European leaders were all looking smug earlier this week as they pumped another $250 billion into the markets and announced that the financial crisis was officially over. None more smug than Gordon Brown, of course, whose plan they had adopted.
The fact that they had been able to get together and decide anything at all gave the markets a brief boost. But now the European stockmarkets are sliding again, and our great leaders seem unusually shy about media appearances once again.
Investors know that the $250 billion will have to come from somewhere, and of course it will come from bigger borrowing, bigger deficits, rising taxes and cutbacks. The recession that everyone was waiting for has suddenly got worse. And because Europe and the US aren't going to be expanding so fast, other countries are being hit too, particularly those like Russia which produce the oil, gas, minerals and other commodities that fuel Western economic growth. The downturn just got global.
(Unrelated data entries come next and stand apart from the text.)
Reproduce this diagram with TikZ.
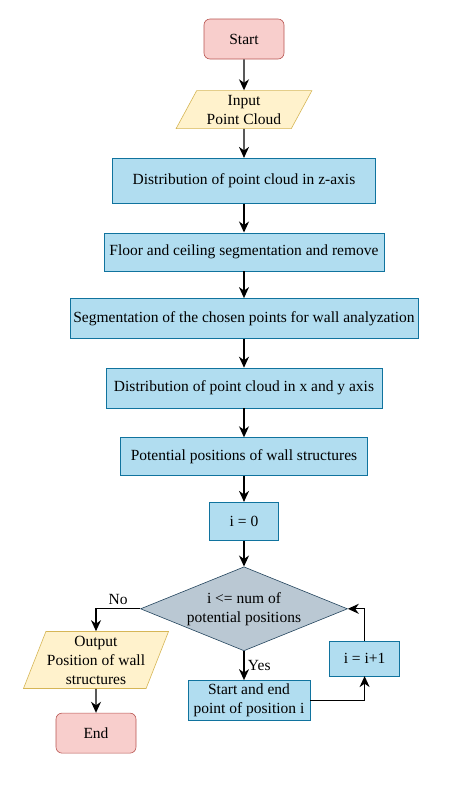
\documentclass[tikz,border=0pt]{standalone}
\usepackage{fontspec}
\setmainfont{Liberation Serif}
\usetikzlibrary{positioning}
\usetikzlibrary{shapes.geometric}
\usetikzlibrary{arrows.meta}
\definecolor{termfill}{HTML}{F8CECC}
\definecolor{termline}{HTML}{B85450}
\definecolor{iofill}{HTML}{FFF2CC}
\definecolor{ioline}{HTML}{D6B656}
\definecolor{procfill}{HTML}{B1DDF0}
\definecolor{procline}{HTML}{10739E}
\definecolor{decfill}{HTML}{BAC8D3}
\definecolor{decline}{HTML}{23445D}

\begin{document}
\begin{tikzpicture}[x=1pt,y=-1pt,node distance=29pt,line width=0.6pt,
  every node/.style={font=\fontsize{15.5}{19}\selectfont,align=center},
  term/.style={draw=termline,fill=termfill,rounded corners=6pt,minimum width=80pt,minimum height=40pt},
  io/.style={draw=ioline,fill=iofill,trapezium,trapezium left angle=62,trapezium right angle=118,trapezium stretches=true,inner sep=1pt},
  proc/.style={draw=procline,fill=procfill,minimum height=40pt},
  decide/.style={draw=decline,fill=decfill,diamond,aspect=2.46,inner sep=0pt,minimum width=207pt,minimum height=84pt},
  flow/.style={-{Stealth[length=11pt,width=10pt,inset=3.5pt]},line width=1.3pt}]
  \useasboundingbox (0,0) rectangle (474,788);
  \node[term] (start) at (244,39) {Start};
  \node[io,below=31pt of start,minimum width=136pt,minimum height=38pt] (input) {Input\\Point Cloud};
  \node[proc,below= of input,minimum width=263pt,minimum height=45pt] (zdist) {Distribution of point cloud in z-axis};
  \node[proc,below= of zdist,minimum width=280pt,minimum height=38pt] (floor) {Floor and ceiling segmentation and remove};
  \node[proc,below=27pt of floor,minimum width=347pt] (wallseg) {Segmentation of the chosen points for wall analyzation};
  \node[proc,below= of wallseg,minimum width=276pt] (xydist) {Distribution of point cloud in x and y axis};
  \node[proc,below= of xydist,minimum width=247pt,minimum height=38pt] (potential) {Potential positions of wall structures};
  \node[proc,below=26pt of potential,minimum width=69pt,minimum height=38pt] (init) {i = 0};
  \node[decide,below=26pt of init] (check) {i <= num of\\potential positions};
  \node[proc,below=29pt of check,xshift=5pt,minimum width=122pt] (pos) {Start and end\\point of position i};
  \node[proc,above right=4pt and 19pt of pos,minimum width=70pt,minimum height=35pt] (incr) {i = i+1};
  \node[io,trapezium left angle=66,trapezium right angle=114,minimum width=144pt,minimum height=57pt] (output) at (96,660) {Output\\Position of wall\\structures};
  \node[term,below=24pt of output] (end) {End};
  \draw[flow] (start) -- (input);
  \draw[flow] (input) -- (zdist);
  \draw[flow] (zdist) -- (floor);
  \draw[flow] (floor) -- (wallseg);
  \draw[flow] (wallseg) -- (xydist);
  \draw[flow] (xydist) -- (potential);
  \draw[flow] (potential) -- (init);
  \draw[flow] (init) -- (check);
  \draw[flow] (check.south) -- node[right]{Yes} (check.south |- pos.north);
  \draw[flow] (pos.east) -| (incr.south);
  \draw[flow] (incr.north) |- (check.east);
  \draw[flow] (check.west) -| node[pos=0.25,above]{No} (output.north);
  \draw[flow] (output) -- (end);
\end{tikzpicture}
\end{document}
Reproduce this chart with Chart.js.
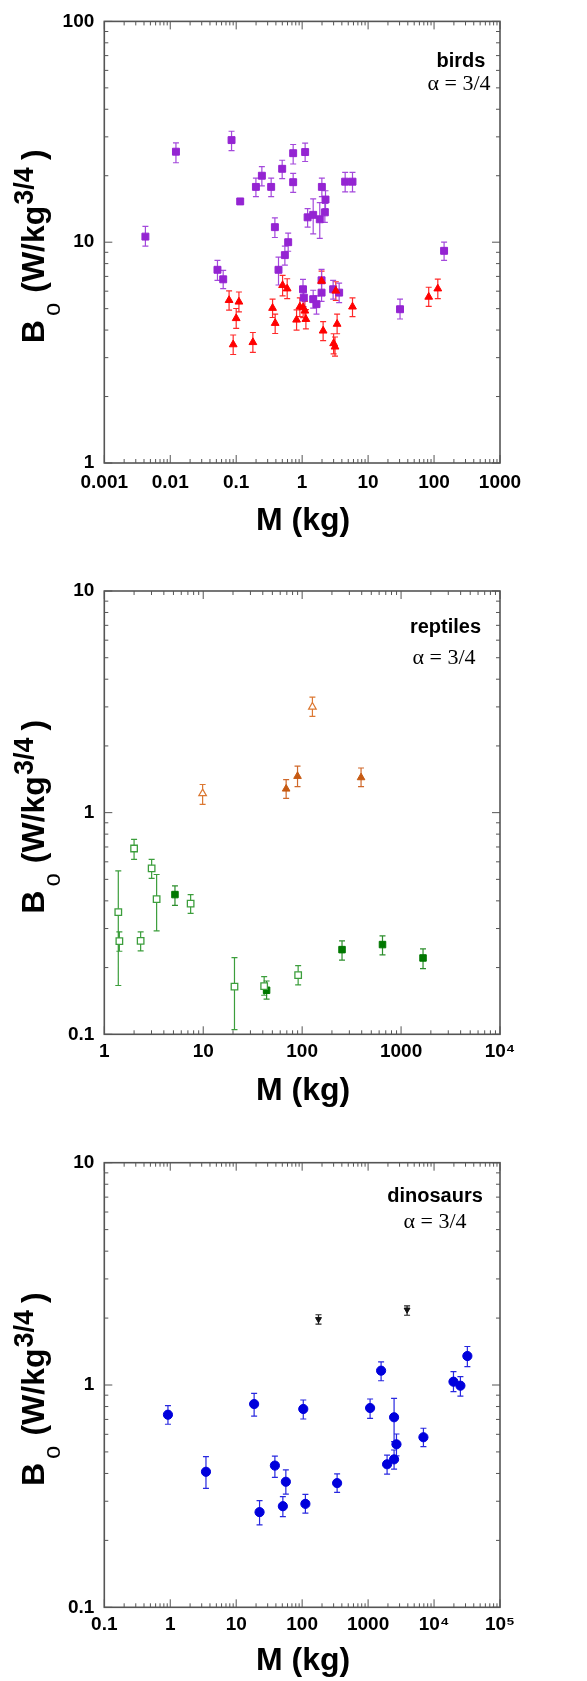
<!DOCTYPE html>
<html>
<head>
<meta charset="utf-8">
<script src="https://cdn.jsdelivr.net/npm/chart.js@4.4.1/dist/chart.umd.min.js"></script>
<style>
  html, body { margin: 0; padding: 0; background: #fff; }
  #wrap { position: relative; width: 587px; height: 1681px; }
  canvas { position: absolute; left: 0; }
</style>
</head>
<body>
<div id="wrap">
  <canvas id="birdChart" width="587" height="560" style="top:0"></canvas>
  <canvas id="reptileChart" width="587" height="560" style="top:560px"></canvas>
  <canvas id="dinoChart" width="587" height="561" style="top:1120px"></canvas>
</div>
<script>
// ---- birds: squares (purple) ----
const birdSqM  = [0.0042, 0.0122, 0.085, 0.115, 0.199, 0.245, 0.339, 0.498, 0.731, 0.731, 1.11, 0.386, 0.614, 0.547, 0.438, 0.052, 0.0635, 1.21, 1.47, 1.85, 2.21, 2.26, 1.99, 4.49, 5.8, 142, 1.03, 1.06, 1.47, 1.65, 1.97, 1.97, 2.95, 3.64, 30.5];
const birdSqB  = [10.6, 25.7, 29.0, 15.3, 17.8, 20.0, 17.8, 21.5, 25.3, 18.7, 25.6, 11.7, 10.0, 8.74, 7.5, 7.5, 6.79, 12.96, 13.3, 12.7, 13.65, 15.6, 17.8, 18.8, 18.8, 9.14, 6.12, 5.61, 5.52, 5.24, 6.72, 5.91, 6.12, 5.91, 4.97];
const birdSqHi = [11.8, 28.2, 31.8, 15.7, 19.5, 22.0, 19.5, 23.5, 27.7, 20.5, 28.1, 12.9, 11.0, 9.6, 8.56, 8.27, 7.46, 14.2, 15.7, 15.1, 15.0, 17.1, 19.5, 20.7, 20.7, 10.0, 6.79, 6.2, 6.06, 5.71, 7.53, 6.5, 6.72, 6.52, 5.52];
const birdSqLo = [9.6, 22.9, 26.0, 14.9, 16.1, 18.0, 16.1, 19.4, 22.6, 16.8, 23.2, 10.5, 9.1, 7.88, 6.4, 6.72, 6.16, 11.7, 10.9, 10.4, 12.3, 14.2, 16.1, 16.9, 16.9, 8.27, 5.5, 5.1, 5.03, 4.72, 6.0, 5.4, 5.52, 5.33, 4.49];

// ---- birds: triangles (red) ----
const birdTriM  = [0.078, 0.11, 0.1, 0.09, 0.179, 0.356, 0.39, 0.505, 0.593, 0.823, 0.923, 1.035, 1.10, 1.14, 1.97, 2.08, 3.0, 3.15, 3.39, 3.24, 5.8, 83, 114];
const birdTriB  = [5.46, 5.37, 4.52, 3.44, 3.52, 5.03, 4.30, 6.38, 6.16, 4.45, 5.10, 5.06, 4.89, 4.48, 6.67, 3.97, 3.48, 3.36, 4.26, 6.02, 5.10, 5.65, 6.16];
const birdTriHi = [6.02, 5.95, 5.01, 3.80, 3.90, 5.52, 4.72, 7.08, 6.83, 4.94, 5.6, 5.55, 5.4, 4.95, 7.4, 4.37, 3.85, 3.72, 4.72, 6.62, 5.6, 6.25, 6.8];
const birdTriLo = [4.92, 4.84, 4.07, 3.10, 3.17, 4.56, 3.86, 5.71, 5.55, 4.0, 4.6, 4.55, 4.4, 4.05, 6.0, 3.58, 3.12, 3.05, 3.85, 5.45, 4.6, 5.12, 5.55];

// ---- reptiles ----
const repOpenSqM  = [1.385, 1.42, 2.0, 2.33, 3.01, 3.38, 7.46, 20.7, 41.3, 91.1];
const repOpenSqB  = [0.356, 0.263, 0.689, 0.264, 0.560, 0.407, 0.389, 0.164, 0.165, 0.185];
const repOpenSqHi = [0.546, 0.29, 0.757, 0.29, 0.616, 0.526, 0.427, 0.222, 0.182, 0.204];
const repOpenSqLo = [0.166, 0.237, 0.616, 0.238, 0.505, 0.293, 0.351, 0.105, 0.150, 0.167];

const repFullSqM  = [5.18, 43.7, 253, 649, 1667];
const repFullSqB  = [0.427, 0.158, 0.241, 0.254, 0.221];
const repFullSqHi = [0.467, 0.174, 0.264, 0.278, 0.243];
const repFullSqLo = [0.382, 0.144, 0.216, 0.228, 0.198];

const repOpenTriM  = [9.86, 127];
const repOpenTriB  = [1.22, 3.0];
const repOpenTriHi = [1.34, 3.32];
const repOpenTriLo = [1.09, 2.72];

const repFullTriM  = [68.9, 89.8, 394];
const repFullTriB  = [1.28, 1.46, 1.44];
const repFullTriHi = [1.41, 1.62, 1.59];
const repFullTriLo = [1.16, 1.31, 1.31];

// ---- dinosaurs ----
const dinoM  = [0.923, 3.48, 18.7, 22.6, 38.6, 51, 56.6, 104, 112, 339, 1072, 1574, 1940, 2477, 2477, 2692, 6900, 19700, 25100, 32000];
const dinoB  = [0.735, 0.407, 0.821, 0.268, 0.434, 0.285, 0.367, 0.780, 0.292, 0.362, 0.788, 1.16, 0.440, 0.716, 0.463, 0.541, 0.582, 1.035, 0.993, 1.35];
const dinoHi = [0.807, 0.476, 0.917, 0.302, 0.479, 0.315, 0.415, 0.856, 0.322, 0.398, 0.865, 1.27, 0.484, 0.871, 0.510, 0.602, 0.639, 1.148, 1.09, 1.49];
const dinoLo = [0.666, 0.343, 0.725, 0.235, 0.384, 0.256, 0.323, 0.703, 0.265, 0.329, 0.708, 1.045, 0.397, 0.556, 0.418, 0.48, 0.528, 0.933, 0.892, 1.21];

const blackM  = [177, 3900];
const blackB  = [1.975, 2.18];
const blackHi = [2.07, 2.27];
const blackLo = [1.88, 2.06];

const SANS = '"Liberation Sans", Arial, sans-serif';
const SERIF = '"Liberation Serif", "Times New Roman", serif';
const SUP = { '0': '⁰', '1': '¹', '2': '²', '3': '³', '4': '⁴', '5': '⁵', '6': '⁶', '7': '⁷', '8': '⁸', '9': '⁹' };

function isDecade(v) {
    const e = Math.log10(v);
    return Math.abs(e - Math.round(e)) < 1e-6;
}

// 1..9 x 10^e for every decade in range
function logTicks(lo, hi) {
    const out = [];
    for (let e = lo; e < hi; e++) {
        for (let m = 1; m <= 9; m++) out.push({ value: Number((m * Math.pow(10, e)).toPrecision(6)) });
    }
    out.push({ value: Math.pow(10, hi) });
    return out;
}

function decadeLabel(v) {
    if (!isDecade(v)) return '';
    const e = Math.round(Math.log10(v));
    if (e >= 4) return '10' + String(e).split('').map(d => SUP[d]).join('');
    return Number(Math.pow(10, e).toPrecision(1)).toString();
}

function series(mass, b, hi, lo, style) {
    return Object.assign({
        data: mass.map((m, i) => ({ x: m, y: b[i] })),
        errHi: hi,
        errLo: lo,
    }, style);
}

// vertical error bars with caps
const errorBars = {
    id: 'errorBars',
    beforeDatasetsDraw(chart) {
        const { ctx, scales: { x, y } } = chart;
        chart.data.datasets.forEach(ds => {
            if (!ds.errHi) return;
            ctx.save();
            ctx.strokeStyle = ds.errColor;
            ctx.lineWidth = 1.2;
            ctx.beginPath();
            ds.data.forEach((p, i) => {
                const px = x.getPixelForValue(p.x);
                const yHi = y.getPixelForValue(ds.errHi[i]);
                const yLo = y.getPixelForValue(ds.errLo[i]);
                ctx.moveTo(px, yHi); ctx.lineTo(px, yLo);
                ctx.moveTo(px - 3, yHi); ctx.lineTo(px + 3, yHi);
                ctx.moveTo(px - 3, yLo); ctx.lineTo(px + 3, yLo);
            });
            ctx.stroke();
            ctx.restore();
        });
    }
};

// text pieces laid end to end: [text, font, baseline shift, gap before]
function drawRun(ctx, parts, x0) {
    let x = x0;
    parts.forEach(([t, font, dy, gap]) => {
        ctx.font = font;
        x += gap;
        ctx.fillText(t, x, dy);
        x += ctx.measureText(t).width;
    });
}

// box with inward ticks on all four sides, titles and the corner note
const frame = {
    id: 'frame',
    afterDraw(chart, args, opts) {
        const { ctx, chartArea: a, scales: { x, y } } = chart;
        ctx.save();
        ctx.strokeStyle = '#555';
        ctx.lineWidth = 1;
        ctx.beginPath();
        x.ticks.forEach(t => {
            const px = x.getPixelForValue(t.value);
            const len = isDecade(t.value) ? 8 : 4;
            ctx.moveTo(px, a.bottom); ctx.lineTo(px, a.bottom - len);
            ctx.moveTo(px, a.top); ctx.lineTo(px, a.top + len);
        });
        y.ticks.forEach(t => {
            const py = y.getPixelForValue(t.value);
            const len = isDecade(t.value) ? 8 : 4;
            ctx.moveTo(a.left, py); ctx.lineTo(a.left + len, py);
            ctx.moveTo(a.right, py); ctx.lineTo(a.right - len, py);
        });
        ctx.stroke();
        ctx.lineWidth = 1.6;
        ctx.strokeRect(a.left, a.top, a.right - a.left, a.bottom - a.top);

        ctx.fillStyle = '#000';
        ctx.textAlign = 'center';
        ctx.textBaseline = 'alphabetic';
        ctx.font = 'bold 20px ' + SANS;
        ctx.fillText(opts.group, opts.groupX, a.top + opts.groupY);
        ctx.font = '22px ' + SERIF;
        ctx.fillText('α = 3/4', opts.alphaX, a.top + opts.alphaY);

        ctx.font = 'bold 32px ' + SANS;
        ctx.fillText('M (kg)', (a.left + a.right) / 2 + 1, a.bottom + opts.xTitleY);

        // y title, rotated: B_o (W/kg^3/4)
        ctx.translate(43.5, (a.top + a.bottom) / 2);
        ctx.rotate(-Math.PI / 2);
        ctx.textAlign = 'left';
        drawRun(ctx, [
            ['B', 'bold 32px ' + SANS, 0, 0],
            ['o', '24px ' + SANS, 16, 4],
            ['(W/kg', 'bold 32px ' + SANS, 0, 10],
            ['3/4', 'bold 27px ' + SANS, -10.5, 1],
            [')', 'bold 32px ' + SANS, 0, 7],
        ], -101);
        ctx.restore();
    }
};

function logAxis(min, max, lo, hi, fit, pad) {
    return {
        type: 'logarithmic',
        min: min,
        max: max,
        afterBuildTicks: s => { s.ticks = logTicks(lo, hi); },
        afterFit: fit,
        grid: { display: false, drawTicks: false },
        border: { display: false },
        ticks: {
            autoSkip: false,
            maxRotation: 0,
            padding: pad,
            color: '#000',
            font: { family: SANS, size: 19, weight: 'bold' },
            callback: v => decadeLabel(v),
        },
    };
}

function makePanel(id, datasets, xr, yr, padding, xPad, text) {
    new Chart(document.getElementById(id), {
        type: 'scatter',
        data: { datasets: datasets },
        options: {
            responsive: false,
            animation: false,
            layout: { padding: padding },
            scales: {
                x: logAxis(xr[0], xr[1], xr[2], xr[3], s => { s.height = 40; }, xPad),
                y: logAxis(yr[0], yr[1], yr[2], yr[3], s => { s.width = 60; }, 10),
            },
            plugins: {
                legend: { display: false },
                tooltip: { enabled: false },
                frame: text,
            },
        },
        plugins: [errorBars, frame],
    });
}

makePanel('birdChart', [
    series(birdTriM, birdTriB, birdTriHi, birdTriLo, {
        pointStyle: 'triangle', pointRadius: 4.5, pointBackgroundColor: '#ff0000',
        pointBorderColor: '#ff0000', pointBorderWidth: 1, errColor: '#ff2a2a',
    }),
    series(birdSqM, birdSqB, birdSqHi, birdSqLo, {
        pointStyle: 'rect', pointRadius: 4.9, pointBackgroundColor: '#9424d2',
        pointBorderColor: '#9424d2', pointBorderWidth: 1, errColor: '#a449dc',
    }),
], [0.001, 1000, -3, 3], [1, 100, 0, 2],
   { top: 19, right: 87, bottom: 57, left: 44.3 }, 8,
   { group: 'birds', groupX: 461, groupY: 46, alphaX: 459, alphaY: 69, xTitleY: 67 });

makePanel('reptileChart', [
    series(repOpenSqM, repOpenSqB, repOpenSqHi, repOpenSqLo, {
        pointStyle: 'rect', pointRadius: 4.6, pointBackgroundColor: '#ffffff',
        pointBorderColor: '#3c9e3c', pointBorderWidth: 1.3, errColor: '#3c9e3c',
    }),
    series(repFullSqM, repFullSqB, repFullSqHi, repFullSqLo, {
        pointStyle: 'rect', pointRadius: 4.6, pointBackgroundColor: '#007800',
        pointBorderColor: '#007800', pointBorderWidth: 1, errColor: '#2c8e2c',
    }),
    series(repOpenTriM, repOpenTriB, repOpenTriHi, repOpenTriLo, {
        pointStyle: 'triangle', pointRadius: 4.4, pointBackgroundColor: '#ffffff',
        pointBorderColor: '#dc7832', pointBorderWidth: 1.2, errColor: '#dc7832',
    }),
    series(repFullTriM, repFullTriB, repFullTriHi, repFullTriLo, {
        pointStyle: 'triangle', pointRadius: 4.4, pointBackgroundColor: '#c65a12',
        pointBorderColor: '#c65a12', pointBorderWidth: 1, errColor: '#d0682a',
    }),
], [1, 10000, 0, 4], [0.1, 10, -1, 1],
   { top: 31, right: 87, bottom: 45.7, left: 44.3 }, 6,
   { group: 'reptiles', groupX: 445.5, groupY: 41.7, alphaX: 444, alphaY: 73, xTitleY: 65.7 });

makePanel('dinoChart', [
    series(dinoM, dinoB, dinoHi, dinoLo, {
        pointStyle: 'circle', pointRadius: 4.6, pointBackgroundColor: '#0000dc',
        pointBorderColor: '#0000dc', pointBorderWidth: 1, errColor: '#2828e0',
    }),
    series(blackM, blackB, blackHi, blackLo, {
        pointStyle: 'triangle', pointRotation: 180, pointRadius: 3.4, pointBackgroundColor: '#111111',
        pointBorderColor: '#111111', pointBorderWidth: 1, errColor: '#222222',
    }),
], [0.1, 100000, -1, 5], [0.1, 10, -1, 1],
   { top: 42.7, right: 87, bottom: 33.7, left: 44.3 }, 6,
   { group: 'dinosaurs', groupX: 435, groupY: 39, alphaX: 435, alphaY: 65.3, xTitleY: 62.7 });
</script>
</body>
</html>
Meanwhile the bail-out plan is not alloyed good news for bank investors. It came with the price of some political demands, like banning dividends and bonuses. So banks will find themselves losing their best people to other sectors, and anyone who has any cash left will be looking for dividends elsewhere.
Given the amount of money that goes through the markets each day, $250 billion looks a modest sum. Can it really stop the rot? It seems to me that you really can't buck the market. But you can use an awful lot of taxpayers' money trying.